February 19, 2002


Study recommends ‘smart border’ between U.S. and Canada to minimize costs to auto companies

Detroit, Michigan – A new study by the U.S. Center for Automotive Research that examines the cost that the Canada-US border imposes on the North American automobile industry recommends developing a ‘smart border’ that will allow the safest, most efficient passage of people and goods between Canada and the United States.

The report, “The Canada-U.S. Border: An Automotive Case Study” will be released at the Automotive Parts Manufacturing Association (APMA) Regional Meeting, Tuesday, February 19th at 11:45 a.m. at the Windsor Hilton Hotel. Copies of the report will be available February 19 on the website of the Canadian Department of Foreign Affairs and International Trade at www.dfait-maeci.gc.ca or on the website of the Center for Automotive Research at www.altarum.org.

Commissioned by the Canadian Department of Foreign Affairs and International Trade, the study examined the cost that the Canada-US border imposes on the North American automobile industry. It takes into account the consequences of slowdowns at the border, inadequate infrastructure capacity and staffing levels, and inefficient processes.

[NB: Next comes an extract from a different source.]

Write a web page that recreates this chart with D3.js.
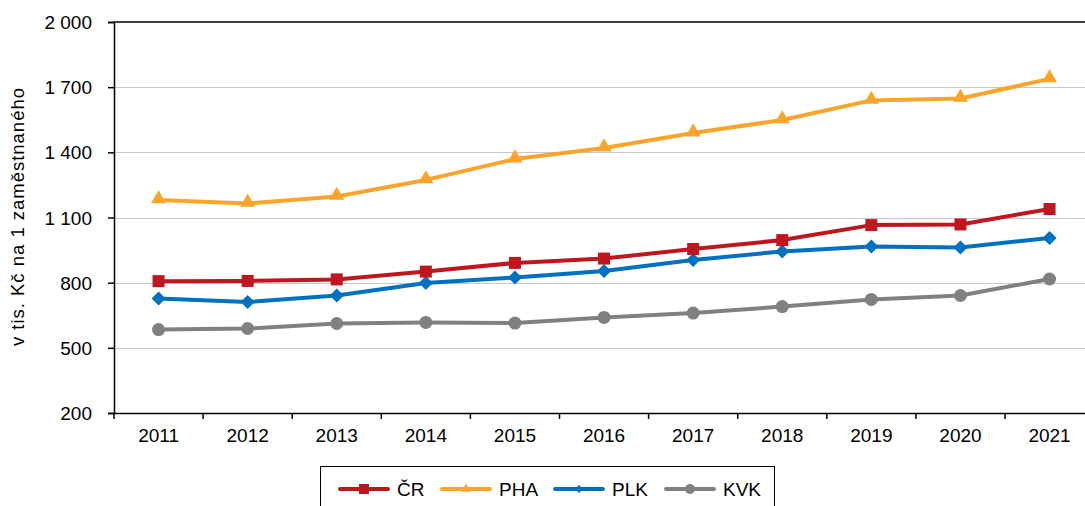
<!doctype html>
<html lang=cs>
<head>
<meta charset=utf-8>
<title>Chart</title>
<script src="https://d3js.org/d3.v7.min.js"></script>
<style>
  body { margin: 0; background: #fff; }
  svg { font-family: "Liberation Sans", Arial, sans-serif; }
</style>
</head>
<body>
<div id="container"></div>
<script>
    var years = ["2011","2012","2013","2014","2015","2016","2017","2018","2019","2020","2021"];
    var cr  = [807, 808, 815, 851, 891, 911, 955, 996, 1065, 1068, 1139];
    var pha = [1181, 1165, 1197, 1273, 1369, 1420, 1489, 1549, 1639, 1648, 1738];
    var plk = [727, 711, 741, 798, 824, 854, 904, 944, 967, 962, 1006];
    var kvk = [584, 589, 612, 617, 614, 640, 660, 690, 723, 741, 817];
    var yTicks = [200, 500, 800, 1100, 1400, 1700, 2000];
    var seriesNames = ["ČR", "PHA", "PLK", "KVK"];

    var series = [
        {name: seriesNames[0], values: cr,  color: "#c0161f", marker: "square"},
        {name: seriesNames[1], values: pha, color: "#f9a42a", marker: "triangle"},
        {name: seriesNames[2], values: plk, color: "#0070c0", marker: "diamond"},
        {name: seriesNames[3], values: kvk, color: "#808080", marker: "circle"}
    ];

    var w = 1085, h = 506;
    var plotLeft = 114, plotTop = 22, plotBottom = 413;
    var fs = 19;

    var svg = d3.select("#container").append("svg")
        .attr("width", w).attr("height", h);

    var x = d3.scaleBand().domain(years).range([plotLeft, plotLeft + 89.1 * years.length]);
    var y = d3.scaleLinear().domain([200, 2000]).range([plotBottom, plotTop]);

    // gridlines
    svg.append("g").selectAll("line")
        .data(yTicks.slice(1, -1))
        .enter().append("line")
        .attr("x1", plotLeft).attr("x2", w)
        .attr("y1", function(d) { return Math.round(y(d)) + 0.5; })
        .attr("y2", function(d) { return Math.round(y(d)) + 0.5; })
        .attr("stroke", "#c8c8c8").attr("stroke-width", 1);

    // top border
    svg.append("line")
        .attr("x1", plotLeft).attr("x2", w)
        .attr("y1", plotTop).attr("y2", plotTop)
        .attr("stroke", "#000").attr("stroke-width", 1.5);

    var fmt = function(d) { return d3.format(",")(d).replace(/,/g, " "); };

    var yAxis = svg.append("g")
        .attr("transform", "translate(" + plotLeft + ",0)")
        .call(d3.axisLeft(y).tickValues(yTicks).tickSize(6).tickFormat(fmt));
    yAxis.select(".domain").attr("stroke", "#000").attr("stroke-width", 1.5);
    yAxis.selectAll(".tick line").attr("stroke", "#000").attr("stroke-width", 1.5);
    yAxis.selectAll(".tick text").attr("font-size", fs).attr("fill", "#000")
        .attr("x", -22).attr("dy", "0.35em")
        .attr("font-family", "Liberation Sans, Arial, sans-serif");

    var xAxis = svg.append("g")
        .attr("transform", "translate(0," + plotBottom + ")")
        .call(d3.axisBottom(x).tickSize(0).tickSizeOuter(0));
    xAxis.select(".domain").attr("stroke", "#000").attr("stroke-width", 1.5);
    xAxis.selectAll(".tick text").attr("font-size", fs).attr("fill", "#000")
        .attr("y", 16).attr("font-family", "Liberation Sans, Arial, sans-serif");

    // category boundary ticks
    svg.append("g").selectAll("line")
        .data(years)
        .enter().append("line")
        .attr("x1", function(d) { return x(d); })
        .attr("x2", function(d) { return x(d); })
        .attr("y1", plotBottom).attr("y2", plotBottom + 6)
        .attr("stroke", "#000").attr("stroke-width", 1.5);

    svg.append("text")
        .attr("transform", "translate(24," + 217 + ") rotate(-90)")
        .attr("text-anchor", "middle")
        .attr("font-size", 18.5)
        .attr("textLength", 258)
        .attr("lengthAdjust", "spacing")
        .text("v tis. Kč na 1 zaměstnaného");

    function drawMarker(g, type, color, cx, cy) {
        if (type === "square") {
            g.append("rect").attr("x", cx - 6).attr("y", cy - 6)
                .attr("width", 12).attr("height", 12).attr("fill", color);
        } else if (type === "triangle") {
            g.append("path").attr("d", d3.symbol().type(d3.symbolTriangle).size(100)())
                .attr("transform", "translate(" + cx + "," + (cy - 1) + ")").attr("fill", color);
        } else if (type === "diamond") {
            g.append("path").attr("d", "M0,-7L7,0L0,7L-7,0Z")
                .attr("transform", "translate(" + cx + "," + cy + ")").attr("fill", color);
        } else {
            g.append("circle").attr("cx", cx).attr("cy", cy).attr("r", 6.5).attr("fill", color);
        }
    }

    var line = d3.line()
        .x(function(d, i) { return x(years[i]) + x.bandwidth() / 2; })
        .y(function(d) { return y(d); });

    series.slice().reverse().forEach(function(s) {
        var g = svg.append("g");
        g.append("path").datum(s.values)
            .attr("d", line)
            .attr("fill", "none")
            .attr("stroke", s.color)
            .attr("stroke-width", 4)
            .attr("stroke-linejoin", "round");
        s.values.forEach(function(v, i) {
            drawMarker(g, s.marker, s.color, x(years[i]) + x.bandwidth() / 2, y(v));
        });
    });

    // legend
    var legend = svg.append("g");
    legend.append("rect")
        .attr("x", 320.5).attr("y", 466.5).attr("width", 454).attr("height", 50)
        .attr("fill", "#fff").attr("stroke", "#000").attr("stroke-width", 1);
    var legendX = [340, 442, 555, 666];
    series.forEach(function(s, i) {
        var lx = legendX[i], ly = 489;
        legend.append("line").attr("x1", lx).attr("x2", lx + 48)
            .attr("y1", ly).attr("y2", ly)
            .attr("stroke", s.color).attr("stroke-width", 4).attr("stroke-linecap", "round");
        var g = legend.append("g");
        if (s.marker === "square") {
            g.append("rect").attr("x", lx + 19).attr("y", ly - 5).attr("width", 10).attr("height", 10).attr("fill", s.color);
        } else if (s.marker === "triangle") {
            g.append("path").attr("d", d3.symbol().type(d3.symbolTriangle).size(40)())
                .attr("transform", "translate(" + (lx + 24) + "," + ly + ")").attr("fill", s.color);
        } else if (s.marker === "diamond") {
            g.append("path").attr("d", "M0,-4L4,0L0,4L-4,0Z")
                .attr("transform", "translate(" + (lx + 24) + "," + ly + ")").attr("fill", s.color);
        } else {
            g.append("circle").attr("cx", lx + 24).attr("cy", ly).attr("r", 5).attr("fill", s.color);
        }
        legend.append("text").attr("x", lx + 57).attr("y", ly + 7)
            .attr("font-size", fs).text(s.name);
    });
</script>
</body>
</html>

The report, co-authored by David J. Andrea and Brett C. Smith, noted that automotive-related trade accounts for 20 percent of all Canada-US merchandise trade that was valued at $397 billion in 2000. Throughout the last decade, the Canadian and U.S. auto industries have become increasingly interdependent, resulting in greater growth rates for cross-border shipments of vehicles and parts.

“Keeping components flowing to the plants is the most critical issue facing plant and logistics managers, and is the major requirement throughout the entire system — including border operations,” the study notes. “Border delays create costly plant shut-downs, labour disruptions, and unnecessary
increases in inventory levels.”

“The concentration of the automotive industry in Ontario and the US Midwest underlines the regional significance of these issues,” said Canadian Consul General, John Tennant. “Canada puts the highest priority on making our borders secure and efficient. This study underlines the importance of developing a ‘smart border’ built on technology and increased co-ordination.”

This principle has been emphasized in the recently signed “Smart Border Declaration,” which outlines an aggressive 30-point Action Plan that will allow the safest, most efficient passage of people and goods between Canada and the United States. The action plan will enhance the technology, co-ordination and information sharing that are essential to safeguard the mutual security and strengthen cross-border commerce for the world’s largest binational trading relationship.

The APMA meeting and press announcement will be held in the Great Lakes Ballroom at the Hilton Hotel, 277 Riverside Dr. W., Windsor, Ontario.

The APMA is Canada’s national association representing OEM producers of parts, equipment, tools, supplies and services for the worldwide automotive industry.